:: Exercise materials ::

▶

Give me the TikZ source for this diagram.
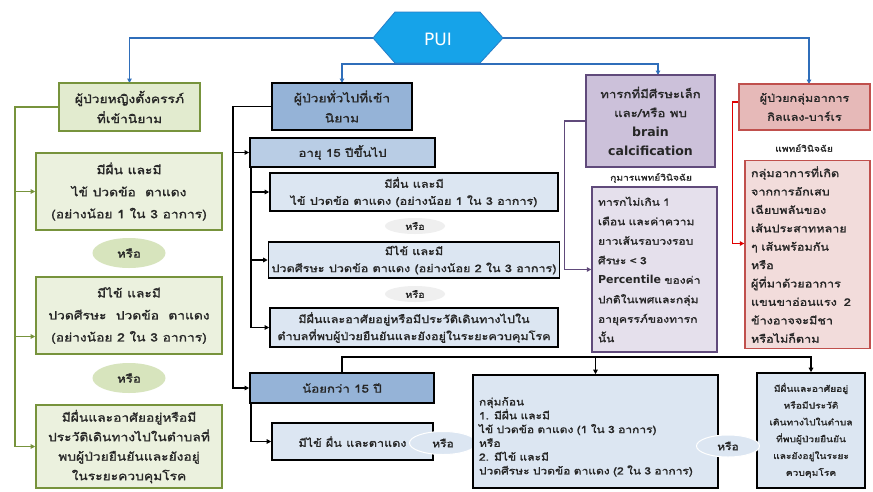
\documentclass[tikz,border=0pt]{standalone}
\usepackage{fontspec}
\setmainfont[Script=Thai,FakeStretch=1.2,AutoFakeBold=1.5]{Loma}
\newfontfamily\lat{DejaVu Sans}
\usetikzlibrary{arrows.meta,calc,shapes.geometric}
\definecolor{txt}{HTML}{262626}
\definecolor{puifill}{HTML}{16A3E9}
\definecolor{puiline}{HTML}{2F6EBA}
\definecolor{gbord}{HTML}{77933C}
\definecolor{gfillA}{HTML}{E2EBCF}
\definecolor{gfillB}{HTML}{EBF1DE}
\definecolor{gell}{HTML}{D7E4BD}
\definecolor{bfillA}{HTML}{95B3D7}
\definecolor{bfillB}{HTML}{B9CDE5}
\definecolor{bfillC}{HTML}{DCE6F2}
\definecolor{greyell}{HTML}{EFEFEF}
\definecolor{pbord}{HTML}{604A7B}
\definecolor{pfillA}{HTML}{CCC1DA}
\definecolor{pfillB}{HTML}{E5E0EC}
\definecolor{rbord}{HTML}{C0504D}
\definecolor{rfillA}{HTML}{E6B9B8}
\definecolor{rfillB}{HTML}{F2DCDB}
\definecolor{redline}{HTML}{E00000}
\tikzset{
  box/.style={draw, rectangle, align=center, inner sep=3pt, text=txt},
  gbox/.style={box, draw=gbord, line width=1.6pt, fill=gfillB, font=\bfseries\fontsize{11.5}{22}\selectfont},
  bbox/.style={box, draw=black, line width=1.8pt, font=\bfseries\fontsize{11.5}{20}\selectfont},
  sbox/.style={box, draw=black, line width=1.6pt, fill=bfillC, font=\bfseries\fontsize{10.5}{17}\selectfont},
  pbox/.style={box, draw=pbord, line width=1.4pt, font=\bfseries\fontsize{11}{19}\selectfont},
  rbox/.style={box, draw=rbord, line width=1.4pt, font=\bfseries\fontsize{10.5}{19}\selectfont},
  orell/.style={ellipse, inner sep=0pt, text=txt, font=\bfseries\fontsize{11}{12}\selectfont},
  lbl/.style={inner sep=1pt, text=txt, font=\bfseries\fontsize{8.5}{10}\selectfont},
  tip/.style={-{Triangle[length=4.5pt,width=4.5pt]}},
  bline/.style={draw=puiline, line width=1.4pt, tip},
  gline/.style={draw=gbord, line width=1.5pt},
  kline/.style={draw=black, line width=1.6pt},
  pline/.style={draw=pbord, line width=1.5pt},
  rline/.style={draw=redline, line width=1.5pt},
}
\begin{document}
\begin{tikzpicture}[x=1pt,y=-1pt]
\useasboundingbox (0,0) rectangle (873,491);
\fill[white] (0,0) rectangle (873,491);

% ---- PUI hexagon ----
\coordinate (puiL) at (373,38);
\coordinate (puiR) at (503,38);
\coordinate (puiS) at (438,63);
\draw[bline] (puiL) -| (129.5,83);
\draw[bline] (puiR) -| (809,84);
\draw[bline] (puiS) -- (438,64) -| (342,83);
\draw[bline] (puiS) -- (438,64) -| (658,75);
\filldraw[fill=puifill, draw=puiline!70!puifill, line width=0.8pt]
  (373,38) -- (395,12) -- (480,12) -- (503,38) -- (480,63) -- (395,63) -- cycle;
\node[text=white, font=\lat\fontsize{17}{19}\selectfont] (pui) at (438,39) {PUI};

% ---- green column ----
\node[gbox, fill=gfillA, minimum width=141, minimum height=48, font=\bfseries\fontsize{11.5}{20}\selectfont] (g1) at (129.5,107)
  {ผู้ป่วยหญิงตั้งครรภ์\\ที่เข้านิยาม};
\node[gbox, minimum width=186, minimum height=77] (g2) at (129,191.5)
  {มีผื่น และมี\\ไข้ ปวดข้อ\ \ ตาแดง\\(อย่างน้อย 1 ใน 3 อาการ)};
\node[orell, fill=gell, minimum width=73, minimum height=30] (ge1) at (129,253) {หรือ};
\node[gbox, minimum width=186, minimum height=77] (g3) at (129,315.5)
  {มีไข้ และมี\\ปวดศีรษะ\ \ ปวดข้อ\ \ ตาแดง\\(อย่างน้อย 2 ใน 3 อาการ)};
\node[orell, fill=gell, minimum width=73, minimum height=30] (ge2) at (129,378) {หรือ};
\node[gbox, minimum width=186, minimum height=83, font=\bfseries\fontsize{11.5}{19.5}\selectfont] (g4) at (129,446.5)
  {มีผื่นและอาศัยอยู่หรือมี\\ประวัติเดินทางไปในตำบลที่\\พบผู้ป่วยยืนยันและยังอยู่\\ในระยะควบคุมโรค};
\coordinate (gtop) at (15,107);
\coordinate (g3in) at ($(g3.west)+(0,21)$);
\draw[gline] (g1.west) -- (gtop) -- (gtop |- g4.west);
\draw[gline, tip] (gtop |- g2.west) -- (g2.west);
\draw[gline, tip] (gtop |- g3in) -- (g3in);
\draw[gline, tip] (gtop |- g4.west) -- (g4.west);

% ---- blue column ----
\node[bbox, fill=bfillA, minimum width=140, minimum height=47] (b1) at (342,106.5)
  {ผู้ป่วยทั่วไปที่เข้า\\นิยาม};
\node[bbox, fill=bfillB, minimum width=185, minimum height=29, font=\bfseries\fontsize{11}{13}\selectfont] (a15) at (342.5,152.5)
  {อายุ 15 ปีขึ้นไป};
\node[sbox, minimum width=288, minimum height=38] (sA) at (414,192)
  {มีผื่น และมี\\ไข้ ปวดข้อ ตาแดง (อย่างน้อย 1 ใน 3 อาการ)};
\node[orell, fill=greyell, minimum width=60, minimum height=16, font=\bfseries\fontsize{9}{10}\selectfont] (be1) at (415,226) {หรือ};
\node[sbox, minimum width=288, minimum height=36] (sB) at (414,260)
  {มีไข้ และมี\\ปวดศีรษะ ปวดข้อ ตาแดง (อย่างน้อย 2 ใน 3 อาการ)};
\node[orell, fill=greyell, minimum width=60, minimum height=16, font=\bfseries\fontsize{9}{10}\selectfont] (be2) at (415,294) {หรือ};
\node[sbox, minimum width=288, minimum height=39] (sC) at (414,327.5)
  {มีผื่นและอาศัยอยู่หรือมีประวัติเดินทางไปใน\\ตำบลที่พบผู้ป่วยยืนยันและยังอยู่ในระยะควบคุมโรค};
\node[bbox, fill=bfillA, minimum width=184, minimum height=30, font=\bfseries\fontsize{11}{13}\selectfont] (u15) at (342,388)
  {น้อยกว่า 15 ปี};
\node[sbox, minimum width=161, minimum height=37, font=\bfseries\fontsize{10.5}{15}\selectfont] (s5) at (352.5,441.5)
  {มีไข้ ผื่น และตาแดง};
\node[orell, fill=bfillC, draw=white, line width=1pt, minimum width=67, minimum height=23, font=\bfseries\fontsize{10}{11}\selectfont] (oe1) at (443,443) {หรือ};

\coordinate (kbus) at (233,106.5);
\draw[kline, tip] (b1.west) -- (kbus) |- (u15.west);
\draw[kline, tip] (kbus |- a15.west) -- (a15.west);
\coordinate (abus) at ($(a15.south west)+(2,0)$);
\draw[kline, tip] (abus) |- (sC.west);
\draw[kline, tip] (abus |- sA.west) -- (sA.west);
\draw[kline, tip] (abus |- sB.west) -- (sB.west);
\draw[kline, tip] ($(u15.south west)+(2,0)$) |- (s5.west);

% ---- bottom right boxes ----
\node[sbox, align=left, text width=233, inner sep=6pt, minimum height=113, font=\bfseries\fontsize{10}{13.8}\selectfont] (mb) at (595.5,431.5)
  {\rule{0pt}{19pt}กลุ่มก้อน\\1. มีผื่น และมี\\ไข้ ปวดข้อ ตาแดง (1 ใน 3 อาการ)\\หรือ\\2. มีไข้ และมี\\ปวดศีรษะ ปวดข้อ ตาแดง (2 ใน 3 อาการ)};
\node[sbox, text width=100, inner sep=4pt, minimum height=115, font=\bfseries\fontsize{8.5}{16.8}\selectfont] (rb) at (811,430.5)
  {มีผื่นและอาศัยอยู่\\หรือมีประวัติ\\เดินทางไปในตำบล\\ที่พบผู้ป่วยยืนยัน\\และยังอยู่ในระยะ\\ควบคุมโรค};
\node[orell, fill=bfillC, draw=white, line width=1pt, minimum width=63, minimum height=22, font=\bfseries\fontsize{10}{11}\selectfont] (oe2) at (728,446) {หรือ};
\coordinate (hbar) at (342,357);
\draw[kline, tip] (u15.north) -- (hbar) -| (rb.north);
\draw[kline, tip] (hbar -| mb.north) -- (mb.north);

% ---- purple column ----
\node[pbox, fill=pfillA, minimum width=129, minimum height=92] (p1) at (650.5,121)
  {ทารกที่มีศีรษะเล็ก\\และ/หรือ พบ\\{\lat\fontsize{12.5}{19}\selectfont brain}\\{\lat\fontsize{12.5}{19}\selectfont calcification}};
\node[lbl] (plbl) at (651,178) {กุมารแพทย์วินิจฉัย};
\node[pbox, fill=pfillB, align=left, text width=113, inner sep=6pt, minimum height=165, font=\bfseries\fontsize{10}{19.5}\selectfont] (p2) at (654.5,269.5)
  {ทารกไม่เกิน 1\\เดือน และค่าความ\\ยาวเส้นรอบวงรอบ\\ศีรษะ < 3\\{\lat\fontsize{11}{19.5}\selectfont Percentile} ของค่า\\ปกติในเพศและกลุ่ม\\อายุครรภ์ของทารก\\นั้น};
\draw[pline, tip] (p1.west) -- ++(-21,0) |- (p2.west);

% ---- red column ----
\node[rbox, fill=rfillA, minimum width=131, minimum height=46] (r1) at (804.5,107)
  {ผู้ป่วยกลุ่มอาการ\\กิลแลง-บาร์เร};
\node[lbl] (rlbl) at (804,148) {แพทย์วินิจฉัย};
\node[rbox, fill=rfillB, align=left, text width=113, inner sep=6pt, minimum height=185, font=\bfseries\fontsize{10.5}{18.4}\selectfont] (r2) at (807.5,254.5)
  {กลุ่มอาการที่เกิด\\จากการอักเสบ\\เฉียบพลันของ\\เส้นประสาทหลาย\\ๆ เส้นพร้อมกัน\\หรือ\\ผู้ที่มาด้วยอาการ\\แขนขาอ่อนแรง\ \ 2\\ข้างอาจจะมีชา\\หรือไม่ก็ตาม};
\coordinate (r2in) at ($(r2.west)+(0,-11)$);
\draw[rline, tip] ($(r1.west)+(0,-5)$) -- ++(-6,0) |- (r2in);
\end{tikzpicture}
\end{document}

◀
▶

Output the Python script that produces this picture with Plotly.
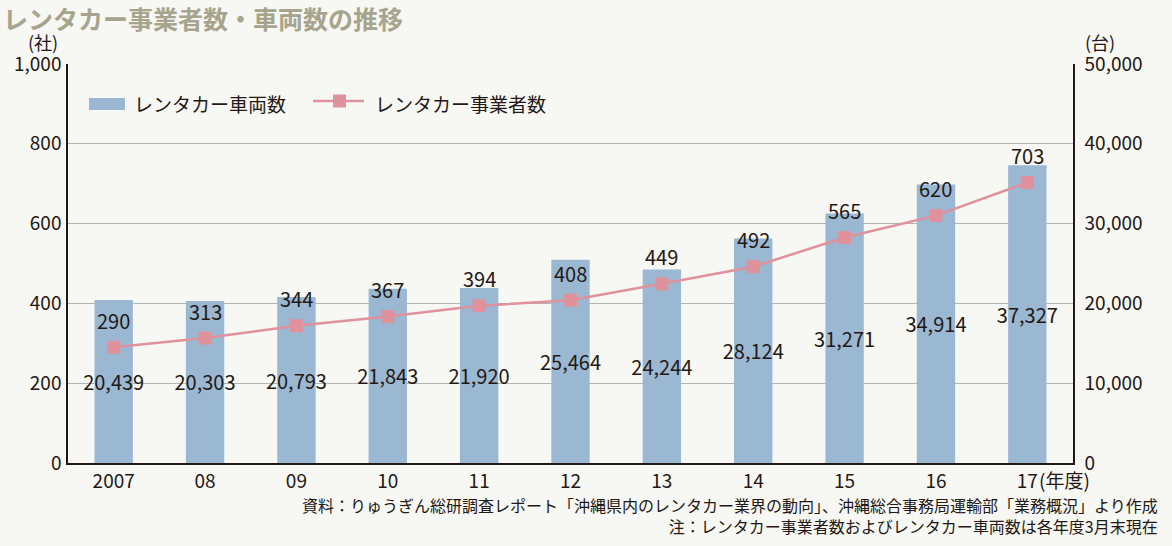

◀

:: What is required ::
From the entries above, copy each line holding "this".

:: Output of the exercise ::
Give me the TikZ source for this diagram.
Output the Python script that produces this picture with Plotly.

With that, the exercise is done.